• What the task asks
Include the line with "half_w = 0.188" and every line before it in the entries below, echoed exactly, but not the pictures.

Entries with chart source code:

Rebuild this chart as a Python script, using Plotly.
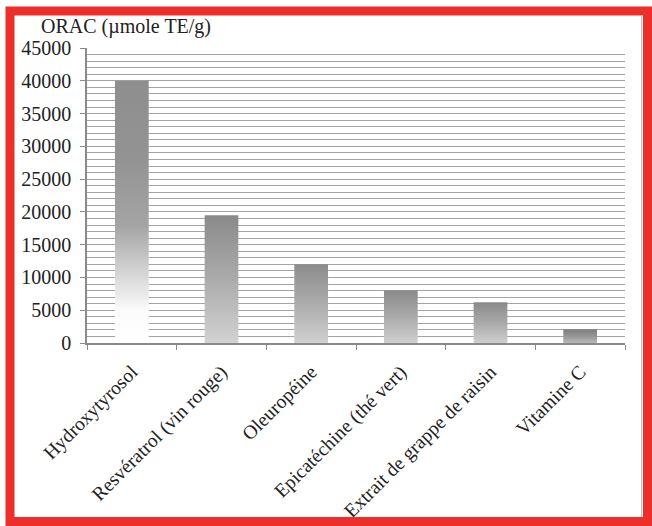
import plotly.graph_objects as go

# ORAC antioxidant capacity of some compounds
categories = [
    "Hydroxytyrosol",
    "Resvératrol (vin rouge)",
    "Oleuropéine",
    "Epicatéchine (thé vert)",
    "Extrait de grappe de raisin",
    "Vitamine C",
]
orac_values = [40000, 19500, 12000, 8000, 6200, 2100]
y_ticks = list(range(0, 45001, 5000))

# per-bar vertical shading (bottom -> top)
bar_shades = [
    [[0, "#ffffff"], [0.12, "#fcfcfc"], [0.45, "#a4a4a4"], [0.7, "#939393"], [1, "#8e8e8e"]],
    [[0, "#d2d2d2"], [0.5, "#ababab"], [1, "#8a8a8a"]],
    [[0, "#d0d0d0"], [0.5, "#acacac"], [1, "#8c8c8c"]],
    [[0, "#d0d0d0"], [0.5, "#aaaaaa"], [1, "#8a8a8a"]],
    [[0, "#cecece"], [0.5, "#a9a9a9"], [1, "#8a8a8a"]],
    [[0, "#b9b9b9"], [0.5, "#959595"], [1, "#7e7e7e"]],
]

W, H = 652, 526
ML, MR, MT, MB = 87, 27, 48, 183
half_w = 0.188

fig = go.Figure()
for i, (name, val) in enumerate(zip(categories, orac_values)):
    fig.add_trace(go.Scatter(
        x=[i - half_w, i + half_w, i + half_w, i - half_w, i - half_w],
        y=[0, 0, val, val, 0],
        mode="lines",
        line=dict(width=0),
        fill="toself",
        fillgradient=dict(type="vertical", colorscale=bar_shades[i]),
        name=name,
        hoverinfo="skip",
        showlegend=False,
    ))

serif = "Liberation Serif"
text_col = "#222222"
axis_grey = "#8a8a8a"
grid_grey = "#a3a3a3"

fig.update_layout(
    width=W, height=H,
    margin=dict(l=ML, r=MR, t=MT, b=MB, autoexpand=False),
    paper_bgcolor="white",
    plot_bgcolor="white",
    font=dict(family=serif, size=19, color=text_col),
    xaxis=dict(
        range=[-0.5, len(categories) - 0.5],
        automargin=False,
        tickmode="array",
        tickvals=list(range(len(categories))),
        ticktext=categories,
        tickangle=-45,
        ticks="",
        ticklabelstandoff=8,
        showgrid=False,
        zeroline=False,
        showline=True,
        linecolor=axis_grey,
        linewidth=1.5,
        tickfont=dict(family=serif, size=19.5, color=text_col),
        minor=dict(
            tickmode="array",
            tickvals=[k - 0.5 for k in range(len(categories) + 1)],
            ticks="outside",
            ticklen=5,
            tickcolor=axis_grey,
            tickwidth=1,
            showgrid=False,
        ),
        fixedrange=True,
    ),
    yaxis=dict(
        range=[0, 45000],
        automargin=False,
        tickmode="array",
        tickvals=y_ticks,
        ticktext=[str(v) for v in y_ticks],
        ticks="outside",
        ticklen=5,
        tickcolor=axis_grey,
        ticklabelstandoff=5,
        showgrid=True,
        gridcolor=grid_grey,
        gridwidth=1,
        zeroline=False,
        showline=True,
        linecolor=axis_grey,
        linewidth=1.5,
        tickfont=dict(family=serif, size=20, color=text_col),
        minor=dict(dtick=1000, showgrid=True, gridcolor=grid_grey, gridwidth=1, ticks=""),
        fixedrange=True,
    ),
)

pw = W - ML - MR
ph = H - MT - MB


def px_x(px):
    return (px - ML) / pw


def px_y(py):
    return (H - MB - py) / ph


# axis title placed above the y axis
fig.add_annotation(
    text="ORAC (µmole TE/g)",
    xref="paper", yref="paper",
    x=px_x(39), y=px_y(26),
    xanchor="left", yanchor="middle",
    showarrow=False,
    font=dict(family=serif, size=20, color=text_col),
)

# red frame around the whole graphic
fig.add_shape(
    type="rect", xref="paper", yref="paper",
    x0=px_x(10), x1=px_x(647.5), y0=px_y(521.5), y1=px_y(11),
    line=dict(color="#ec2f2b", width=9),
    fillcolor="rgba(0,0,0,0)",
    layer="above",
)
# thin grey edge inside the frame on the right
fig.add_shape(
    type="line", xref="paper", yref="paper",
    x0=px_x(641.5), x1=px_x(641.5), y0=px_y(517), y1=px_y(15),
    line=dict(color="#c4c4c4", width=1),
)

fig.write_html("out.html")
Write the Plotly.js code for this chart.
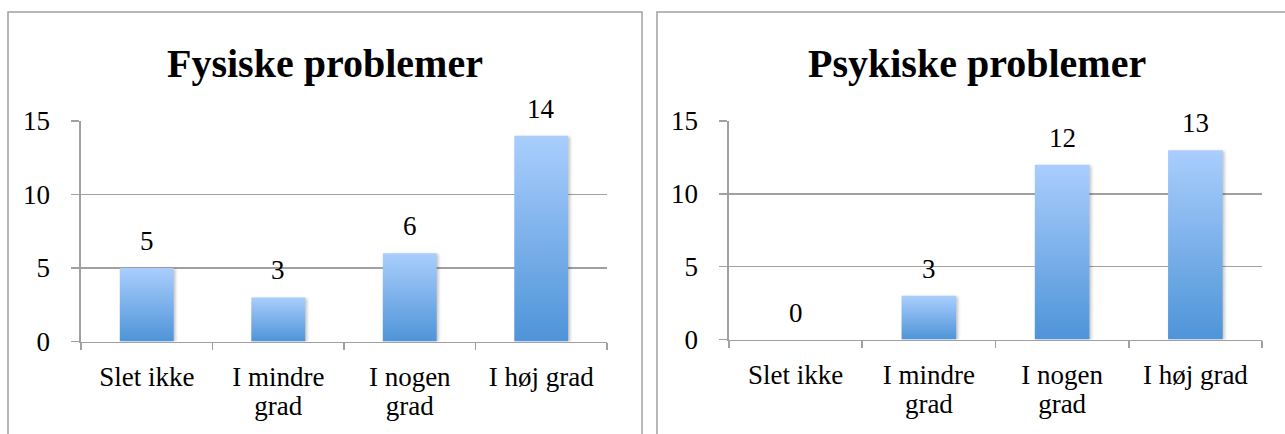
<!DOCTYPE html>
<html>
<head>
<meta charset="utf-8">
<script src="https://cdn.plot.ly/plotly-3.0.1.min.js"></script>
<style>
html, body { margin: 0; padding: 0; background: #ffffff; }
#chart { width: 1285px; height: 434px; }
</style>
</head>
<body>
<div id="chart"></div>
<script>
// ---- Data ----
const categories = ["Slet ikke", "I mindre<br>grad", "I nogen<br>grad", "I høj grad"];
const fysiskeValues = [5, 3, 6, 14];
const psykiskeValues = [0, 3, 12, 13];
const panelTitles = ["Fysiske problemer", "Psykiske problemer"];
const yTickVals = [0, 5, 10, 15];

// ---- Layout helpers ----
const W = 1285, H = 434;
const px = x => x / W;
const py = y => (H - y) / H;
const FONT = "'Liberation Serif', 'Times New Roman', serif";
const GREY = "#a0a0a0";

function barTrace(values, xa, ya) {
  return {
    type: "bar", x: categories, y: values, xaxis: xa, yaxis: ya,
    width: 0.41, marker: { color: "#78ade9", line: { width: 0 } },
    hoverinfo: "skip", showlegend: false
  };
}

function valueLabels(values, xa, ya) {
  return values.map((v, i) => ({
    xref: xa, yref: ya, x: categories[i], y: v, text: String(v),
    showarrow: false, yanchor: "bottom", yshift: 10,
    font: { family: FONT, size: 27, color: "#000" }
  }));
}

function xAxis(d, anchor) {
  return {
    domain: d, anchor: anchor, type: "category", range: [-0.5, 3.5],
    showline: true, linecolor: GREY, linewidth: 1.6,
    ticks: "outside", tickson: "boundaries", ticklen: 7, tickcolor: GREY, tickwidth: 1.6,
    showgrid: false, zeroline: false, fixedrange: true,
    ticklabelstandoff: 10,
    tickfont: { family: FONT, size: 27, color: "#000" }
  };
}
function yAxis(d, anchor) {
  return {
    domain: d, anchor: anchor, range: [0, 15], tickmode: "array", tickvals: yTickVals,
    showline: true, linecolor: GREY, linewidth: 1.6,
    ticks: "outside", ticklen: 8, tickcolor: GREY, tickwidth: 1.6,
    showgrid: true, gridcolor: GREY, gridwidth: 1.6, zeroline: false, fixedrange: true,
    ticklabelstandoff: 16,
    tickfont: { family: FONT, size: 27, color: "#000" }
  };
}

const data = [
  barTrace(fysiskeValues, "x", "y"),
  barTrace(psykiskeValues, "x2", "y2")
];

const layout = {
  width: W, height: H,
  margin: { l: 0, r: 0, t: 0, b: 0 },
  paper_bgcolor: "#ffffff", plot_bgcolor: "rgba(0,0,0,0)",
  font: { family: FONT, color: "#000" },
  bargap: 0.59,
  xaxis: xAxis([px(81), px(607)], "y"),
  yaxis: yAxis([py(341.5), py(121)], "x"),
  xaxis2: xAxis([px(729), px(1262)], "y2"),
  yaxis2: yAxis([py(339.5), py(121)], "x2"),
  shapes: [
    { type: "rect", xref: "paper", yref: "paper", x0: px(8), x1: px(642), y0: -0.2, y1: py(12),
      line: { color: GREY, width: 1.5 }, fillcolor: "rgba(0,0,0,0)", layer: "below" },
    { type: "rect", xref: "paper", yref: "paper", x0: px(657), x1: px(1297), y0: -0.2, y1: py(12),
      line: { color: GREY, width: 1.5 }, fillcolor: "rgba(0,0,0,0)", layer: "below" }
  ],
  annotations: [
    { xref: "paper", yref: "paper", x: px(325), y: py(88), yanchor: "bottom", xanchor: "center",
      text: "<b>" + panelTitles[0] + "</b>", showarrow: false,
      font: { family: FONT, size: 40, color: "#000" } },
    { xref: "paper", yref: "paper", x: px(977), y: py(88), yanchor: "bottom", xanchor: "center",
      text: "<b>" + panelTitles[1] + "</b>", showarrow: false,
      font: { family: FONT, size: 40, color: "#000" } }
  ].concat(valueLabels(fysiskeValues, "x", "y"), valueLabels(psykiskeValues, "x2", "y2"))
};

Plotly.newPlot("chart", data, layout, { staticPlot: true, displayModeBar: false }).then(gd => {
  const ns = "http://www.w3.org/2000/svg";
  const svg = gd.querySelector("svg.main-svg");
  let defs = svg.querySelector("defs");
  if (!defs) { defs = document.createElementNS(ns, "defs"); svg.insertBefore(defs, svg.firstChild); }
  const lg = document.createElementNS(ns, "linearGradient");
  lg.setAttribute("id", "barGrad");
  lg.setAttribute("x1", "0"); lg.setAttribute("y1", "0");
  lg.setAttribute("x2", "0"); lg.setAttribute("y2", "1");
  [["0", "#aacefd"], ["1", "#4e94d8"]].forEach(([o, c]) => {
    const s = document.createElementNS(ns, "stop");
    s.setAttribute("offset", o); s.setAttribute("stop-color", c);
    lg.appendChild(s);
  });
  defs.appendChild(lg);
  gd.querySelectorAll(".barlayer .point path").forEach(p => {
    p.style.fill = "url(#barGrad)";
    p.style.filter = "drop-shadow(2px 1px 1.5px rgba(0,0,0,0.22))";
  });
  // tighter line spacing for two-line category labels
  gd.querySelectorAll(".xtick text tspan.line, .x2tick text tspan.line").forEach(t => {
    const dy = t.getAttribute("dy");
    if (dy && dy.indexOf("1.3em") >= 0) t.setAttribute("dy", "1.1em");
  });
});
</script>
</body>
</html>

• Task response
Rebuild this chart as a Python script, using Plotly.
import plotly.graph_objects as go

# ORAC antioxidant capacity of some compounds
categories = [
    "Hydroxytyrosol",
    "Resvératrol (vin rouge)",
    "Oleuropéine",
    "Epicatéchine (thé vert)",
    "Extrait de grappe de raisin",
    "Vitamine C",
]
orac_values = [40000, 19500, 12000, 8000, 6200, 2100]
y_ticks = list(range(0, 45001, 5000))

# per-bar vertical shading (bottom -> top)
bar_shades = [
    [[0, "#ffffff"], [0.12, "#fcfcfc"], [0.45, "#a4a4a4"], [0.7, "#939393"], [1, "#8e8e8e"]],
    [[0, "#d2d2d2"], [0.5, "#ababab"], [1, "#8a8a8a"]],
    [[0, "#d0d0d0"], [0.5, "#acacac"], [1, "#8c8c8c"]],
    [[0, "#d0d0d0"], [0.5, "#aaaaaa"], [1, "#8a8a8a"]],
    [[0, "#cecece"], [0.5, "#a9a9a9"], [1, "#8a8a8a"]],
    [[0, "#b9b9b9"], [0.5, "#959595"], [1, "#7e7e7e"]],
]

W, H = 652, 526
ML, MR, MT, MB = 87, 27, 48, 183
half_w = 0.188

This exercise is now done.